_Task prompt_:
Give every line from the entries that contains "Write".

_Record list_:
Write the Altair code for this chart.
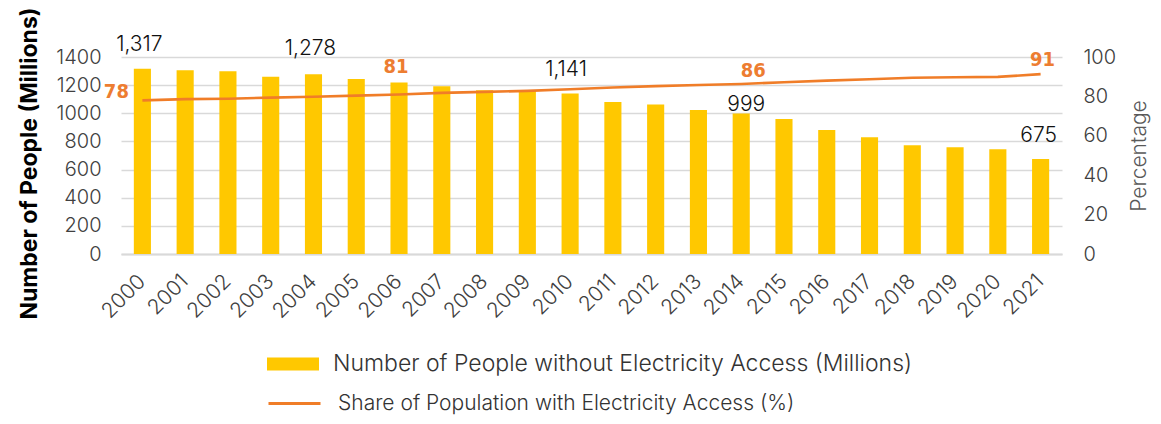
import altair as alt
import pandas as pd

years = [str(y) for y in range(2000, 2022)]
people_without = [1317, 1306, 1298, 1260, 1278, 1244, 1218, 1192, 1164, 1160, 1141,
                  1081, 1063, 1023, 999, 959, 881, 829, 772, 758, 744, 675]
share_access = [78.0, 78.6, 78.8, 79.4, 79.8, 80.4, 81.0, 81.8, 82.3, 82.8, 83.6,
                84.5, 85.2, 85.8, 86.3, 87.2, 88.0, 88.7, 89.5, 89.7, 89.9, 91.3]

bar_label_years = ["2000", "2004", "2010", "2014", "2021"]
bar_label_text = ["1,317", "1,278", "1,141", "999", "675"]
line_label_years = ["2000", "2006", "2014", "2021"]
line_label_text = ["78", "81", "86", "91"]

bar_series = "Number of People without Electricity Access (Millions)"
line_series = "Share of Population with Electricity Access (%)"

# style: pixel offsets of the annotations
bar_label_offsets = [(-3, -24), (-3, -25), (-4, -23), (5, -8), (-2, -23)]
line_label_offsets = [(-26, -8), (-3, -27), (12, -13), (2, -14)]

df = pd.DataFrame({"Year": years, "People": people_without, "Share": share_access})
df["BarSeries"] = bar_series
df["LineSeries"] = line_series

LIGHT = "Inter"
YELLOW = "#FFC800"
ORANGE = "#F07D28"
ORANGE_TXT = "#ED7D31"
COND = "DejaVu Sans Condensed, Roboto, sans-serif"

left_axis = alt.Axis(title="Number of People (Millions)",
                     values=[0, 200, 400, 600, 800, 1000, 1200, 1400], format="d",
                     grid=True, gridColor="#D9D9D9", gridWidth=1.3,
                     domain=False, ticks=False,
                     labelFont=LIGHT, labelFontWeight=300, labelFontSize=20,
                     labelColor="#404040", labelPadding=20,
                     titleFont="Inter", titleFontWeight="bold", titleFontSize=23,
                     titleColor="#000000", titlePadding=14, titleY=106)

right_axis = alt.Axis(title="Percentage", orient="right",
                      values=[0, 20, 40, 60, 80, 100], format="d", grid=False,
                      domain=False, ticks=False,
                      labelFont=LIGHT, labelFontWeight=300, labelFontSize=20,
                      labelColor="#404040", labelPadding=21,
                      titleFont=LIGHT, titleFontWeight=300, titleFontSize=21,
                      titleColor="#595959", titleAngle=270, titleBaseline="top",
                      titlePadding=13)

y_left = alt.Y("People:Q", scale=alt.Scale(domain=[0, 1400], nice=False), axis=left_axis)
y_right = alt.Y("Share:Q", scale=alt.Scale(domain=[0, 100], nice=False), axis=right_axis)

x_enc = alt.X("Year:O",
              scale=alt.Scale(paddingInner=0.6, paddingOuter=0.3),
              axis=alt.Axis(title=None, labelAngle=-45, labelAlign="right",
                            labelBaseline="middle", labelPadding=24,
                            labelFont=LIGHT, labelFontWeight=300, labelFontSize=21,
                            labelColor="#404040", ticks=False,
                            domainColor="#D9D9D9", domainWidth=2))

bars = alt.Chart(df).mark_bar().encode(
    x=x_enc,
    y=y_left,
    fill=alt.Fill("BarSeries:N",
                  scale=alt.Scale(domain=[bar_series], range=[YELLOW]),
                  legend=alt.Legend(title=None, orient="none", legendX=159, legendY=294,
                                    symbolType="M-2,-0.5H2V0.5H-2Z", symbolSize=676,
                                    symbolStrokeWidth=0, labelFont=LIGHT,
                                    labelFontWeight=300, labelFontSize=23,
                                    labelColor="#333333", labelOffset=27,
                                    labelLimit=900, padding=0)),
)

bar_texts = []
for yr, txt, (dx, dy) in zip(bar_label_years, bar_label_text, bar_label_offsets):
    bar_texts.append(
        alt.Chart(df).transform_filter(alt.datum.Year == yr).mark_text(
            dx=dx, dy=dy, font=LIGHT, fontWeight=300, fontSize=21, color="#111111",
            baseline="middle", align="center"
        ).encode(x=x_enc, y=y_left, text=alt.value(txt))
    )

line = alt.Chart(df).mark_line(strokeWidth=2.6).encode(
    x=x_enc,
    y=y_right,
    stroke=alt.Stroke("LineSeries:N",
                      scale=alt.Scale(domain=[line_series], range=[ORANGE]),
                      legend=alt.Legend(title=None, orient="none", legendX=146, legendY=319,
                                        symbolType="stroke", symbolSize=2704,
                                        symbolStrokeWidth=3, labelFont=LIGHT,
                                        labelFontWeight=300, labelFontSize=21,
                                        labelColor="#333333", labelOffset=16,
                                        labelLimit=900, padding=0)),
)

line_texts = []
for yr, txt, (dx, dy) in zip(line_label_years, line_label_text, line_label_offsets):
    line_texts.append(
        alt.Chart(df).transform_filter(alt.datum.Year == yr).mark_text(
            dx=dx, dy=dy, font=COND, fontWeight="bold", fontSize=20,
            color=ORANGE_TXT, baseline="middle", align="center"
        ).encode(x=x_enc, y=y_right, text=alt.value(txt))
    )

left = alt.layer(bars, *bar_texts)
right = alt.layer(line, *line_texts)

chart = alt.layer(left, right).resolve_scale(y="independent").properties(
    width=941, height=197,
    autosize=alt.AutoSizeParams(type="none"),
    padding={"left": 113, "top": 49, "right": 91, "bottom": 162},
    background="white",
).configure_view(stroke=None)

chart.save("out.html", embed_options={"renderer": "svg", "actions": False})
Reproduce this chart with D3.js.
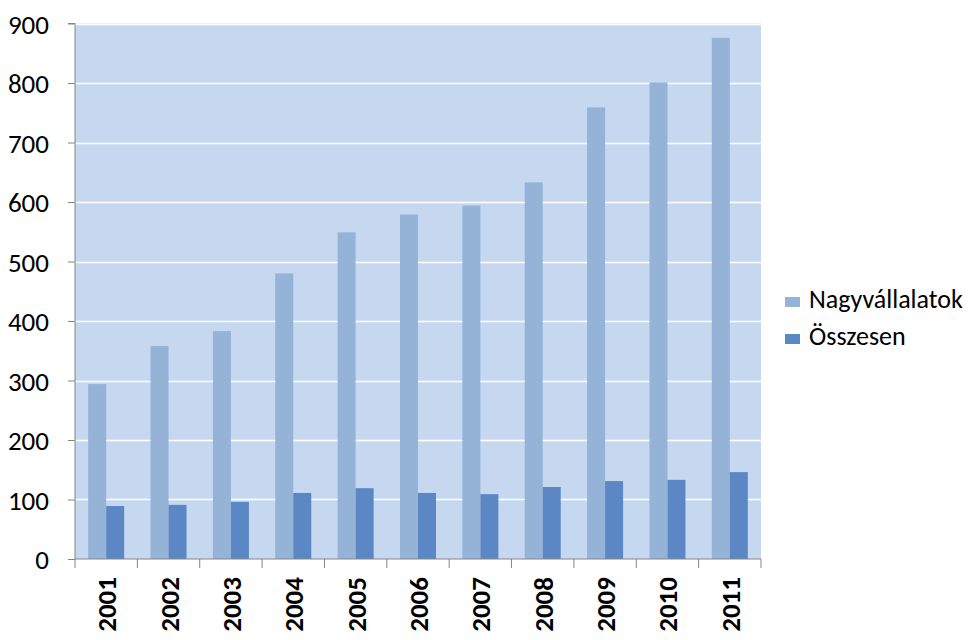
<!DOCTYPE html>
<html><head><meta charset="utf-8">
<script src="https://cdn.jsdelivr.net/npm/d3@7"></script>
<style>body{margin:0;background:#fff}svg{display:block}</style>
</head><body>
<script>
const years = ["2001","2002","2003","2004","2005","2006","2007","2008","2009","2010","2011"];
const nagyvallalatok = [294, 358, 383, 480, 549, 579, 594, 633, 759, 801, 876];
const osszesen = [89, 91, 96, 111, 119, 111, 109, 121, 131, 133, 146];
const seriesNames = ["Nagyvállalatok", "Összesen"];
const yTicks = [0,100,200,300,400,500,600,700,800,900];

const W = 979, H = 640;
const font = "Carlito, Calibri, Lato, 'Open Sans', sans-serif";
const colors = ["#95B3D7", "#5B87C5"];
const svg = d3.select("body").append("svg").attr("width", W).attr("height", H);

const x0 = 75, x1 = 761, yTop = 23.5, yBot = 559;
const x = d3.scaleBand().domain(years).range([x0, x1]).paddingInner(0).paddingOuter(0);
const y = d3.scaleLinear().domain([0, 900]).range([yBot, yTop]);
const barW = 18;
const inner = d3.scaleBand().domain([0,1]).range([0, x.bandwidth()]).paddingInner(0)
  .paddingOuter((x.bandwidth() - 2 * barW) / (2 * barW));

svg.append("rect").attr("x", x0).attr("y", yTop).attr("width", x1 - x0).attr("height", yBot - yTop).attr("fill", "#C5D8F0");

svg.append("g").selectAll("line").data(yTicks.filter(d => d > 0)).join("line")
  .attr("x1", x0).attr("x2", x1).attr("y1", d => Math.round(y(d)) + 0.5).attr("y2", d => Math.round(y(d)) + 0.5)
  .attr("stroke", "#fff").attr("stroke-width", 1.3);

const data = years.map((yr, i) => ({yr, vals: [nagyvallalatok[i], osszesen[i]]}));
const g = svg.append("g");
data.forEach(d => {
  d.vals.forEach((v, j) => {
    g.append("rect").attr("x", x(d.yr) + inner(j)).attr("width", inner.bandwidth())
      .attr("y", y(v)).attr("height", yBot - y(v)).attr("fill", colors[j]);
  });
});

// y axis
const yAxis = d3.axisLeft(y).tickValues(yTicks).tickSize(7).tickPadding(8).tickFormat(d3.format("d"));
const ya = svg.append("g").attr("transform", `translate(${x0},0)`).call(yAxis);
ya.select(".domain").attr("stroke", "#868686").attr("d", `M-7,${yTop}H0V${yBot}`);
ya.selectAll(".tick line").attr("stroke", "#868686");
ya.selectAll("text").attr("font-family", font).attr("font-size", 27).attr("fill", "#000").attr("dx", -11).attr("dy", "0.36em");

// x axis
const xa = svg.append("g").attr("transform", `translate(0,${yBot})`);
xa.append("line").attr("x1", x0).attr("x2", x1).attr("stroke", "#868686");
xa.selectAll("line.t").data(d3.range(years.length + 1)).join("line").attr("class", "t")
  .attr("x1", i => x0 + i * x.bandwidth()).attr("x2", i => x0 + i * x.bandwidth())
  .attr("y1", 0).attr("y2", 9).attr("stroke", "#868686");
xa.selectAll("text").data(years).join("text")
  .attr("transform", d => `translate(${x(d) + x.bandwidth()/2 + 10},18) rotate(-90)`)
  .attr("text-anchor", "end").attr("font-family", font).attr("font-size", 27).attr("font-weight", "bold")
  .attr("fill", "#000").text(d => d);

// legend
const leg = svg.append("g");
seriesNames.forEach((n, i) => {
  const ly = 297 + i * 37;
  leg.append("rect").attr("x", 785).attr("y", ly).attr("width", 15).attr("height", 10).attr("fill", colors[i]);
  leg.append("text").attr("x", 809).attr("y", ly + 11).attr("font-family", font).attr("font-size", 26).attr("fill", "#000").text(n);
});
</script>
</body></html>
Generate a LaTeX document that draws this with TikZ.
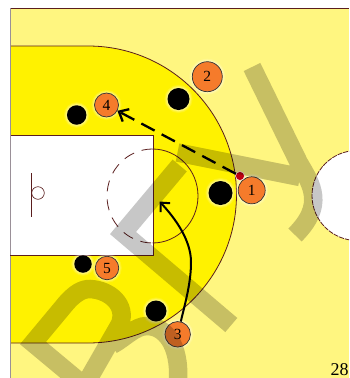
\documentclass[tikz,border=0pt]{standalone}
\usepackage{fontspec}
\setmainfont{Liberation Serif}
\usetikzlibrary{arrows.meta}
\definecolor{lightcourt}{HTML}{FFF680}
\definecolor{brightcourt}{HTML}{FFF200}
\definecolor{courtline}{HTML}{5A1E1E}
\definecolor{framegray}{HTML}{9A9098}
\definecolor{playerorange}{HTML}{F57B2B}
\definecolor{ballred}{HTML}{C00010}
\tikzset{
  halo/.style={preaction={draw=white,line width=6pt,draw opacity=.12},
               preaction={draw=white,line width=4pt,draw opacity=.18},
               preaction={draw=white,line width=2.2pt,draw opacity=.25}},
  player/.style={circle,halo,draw=black!80,line width=.7pt,fill=playerorange,inner sep=0pt,
                 font=\fontsize{15.5}{15.5}\selectfont},
  defender/.style={circle,halo,fill=black,inner sep=0pt},
  courtstroke/.style={draw=courtline,line width=.8pt},
  pass/.style={line width=2.3pt,dash pattern=on 15pt off 8pt,-{Straight Barb[length=8pt,width=14pt,line width=2.3pt]}},
  cut/.style={line width=2pt,-{Straight Barb[length=7pt,width=13pt,line width=2pt]}},
  watermark/.style={draw=black,draw opacity=.22,line width=18.5pt,line join=miter,line cap=butt}
}
\begin{document}
\begin{tikzpicture}[x=1pt,y=-1pt]
\useasboundingbox (0,0) rectangle (349,378);
\clip (0,0) rectangle (349,378);
\fill[white] (0,0) rectangle (349,378);
% court
\fill[lightcourt] (10,8) rectangle (349,378);
\fill[brightcourt] (10,46) -- (88,46) arc[start angle=-90,end angle=90,radius=148.5] -- (10,343) -- cycle;
\draw[courtstroke] (10,46) -- (88,46) arc[start angle=-90,end angle=90,radius=148.5] -- (10,343);
\draw[draw=courtline,line width=.9pt] (10,8) -- (349,8);
\draw[draw=framegray,line width=1pt] (10,8) -- (10,378);
% key
\fill[white] (10,135) rectangle (153,255);
\draw[courtstroke] (10,135) -- (153,135) -- (153,255) -- (10,255);
\draw[draw=framegray,line width=1pt] (10,135) -- (10,255);
% free-throw circle
\draw[courtstroke] (152.5,149) arc[start angle=-90,end angle=90,x radius=45.5,y radius=47];
\draw[courtstroke,dash pattern=on 11pt off 8pt] (152.5,149) arc[start angle=-90,end angle=-270,x radius=45.5,y radius=47];
% backboard and hoop
\draw[draw=courtline,line width=.8pt] (31.5,173) -- (31.5,217);
\draw[draw=courtline,line width=.6pt] (38,193) circle[radius=6.3];
% centre circle
\draw[courtstroke,fill=white,dash pattern=on 5pt off 1pt] (357,195.5) circle[radius=45];
% defenders
\node[defender,minimum size=19.5pt] (d1) at (76.7,115) {};
\node[defender,minimum size=22pt] (d2) at (178.5,99) {};
\node[defender,minimum size=24pt] (d3) at (220.5,193) {};
\node[defender,minimum size=17.5pt] (d4) at (83,264) {};
\node[defender,minimum size=21pt] (d5) at (156,311) {};
% players
\node[player,minimum size=27pt] (p1) at (251.7,190.3) {1};
\node[player,minimum size=30pt] (p2) at (207.3,76.7) {2};
\node[player,minimum size=25.5pt] (p3) at (177.7,334.3) {3};
\node[player,minimum size=24pt] (p4) at (106.5,105) {4};
\node[player,minimum size=23.5pt] (p5) at (107,268) {5};
\node[circle,fill=ballred,draw=white,line width=.5pt,inner sep=0pt,minimum size=9pt] (ball) at (240,176) {};
\coordinate (cuttip) at (159.5,201.5);
% connectors
\draw[pass] (ball) -- (p4);
\draw[cut] (p3) .. controls (186,300) and (191,282) .. (191,262) .. controls (191,240) and (175,218) .. (cuttip);
% page number
\node[anchor=base west,inner sep=0pt,font=\fontsize{18}{18}\selectfont] (pagenum) at (330.5,375) {28};
% watermark strokes
\draw[watermark]
  (93,393) -- (33,343) -- (63,307) .. controls (75,292) and (83,289) .. (90,289)
    .. controls (110,290) and (127,305) .. (120,324) -- (85,385)
  (112,345) .. controls (125,338) and (135,326) .. (147,326) .. controls (165,326) and (180,345) .. (178,380)
  (231.3,325) -- (123,233) -- (179.7,165.5)
  (177.5,152.5) -- (300,177)
  (252,67) -- (299,163) .. controls (312,185) and (325,205) .. (295,235);
\end{tikzpicture}
\end{document}
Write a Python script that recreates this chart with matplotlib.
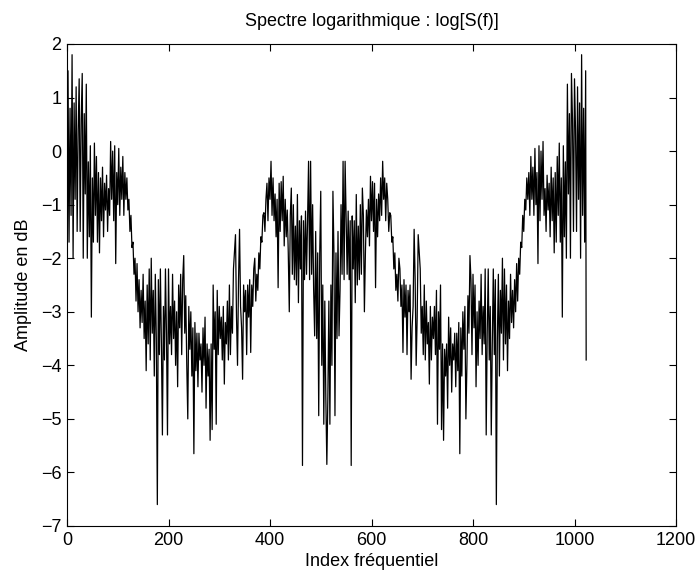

_Result of this task_:
Write the Altair code for this chart.
Write a Python script that recreates this chart with matplotlib.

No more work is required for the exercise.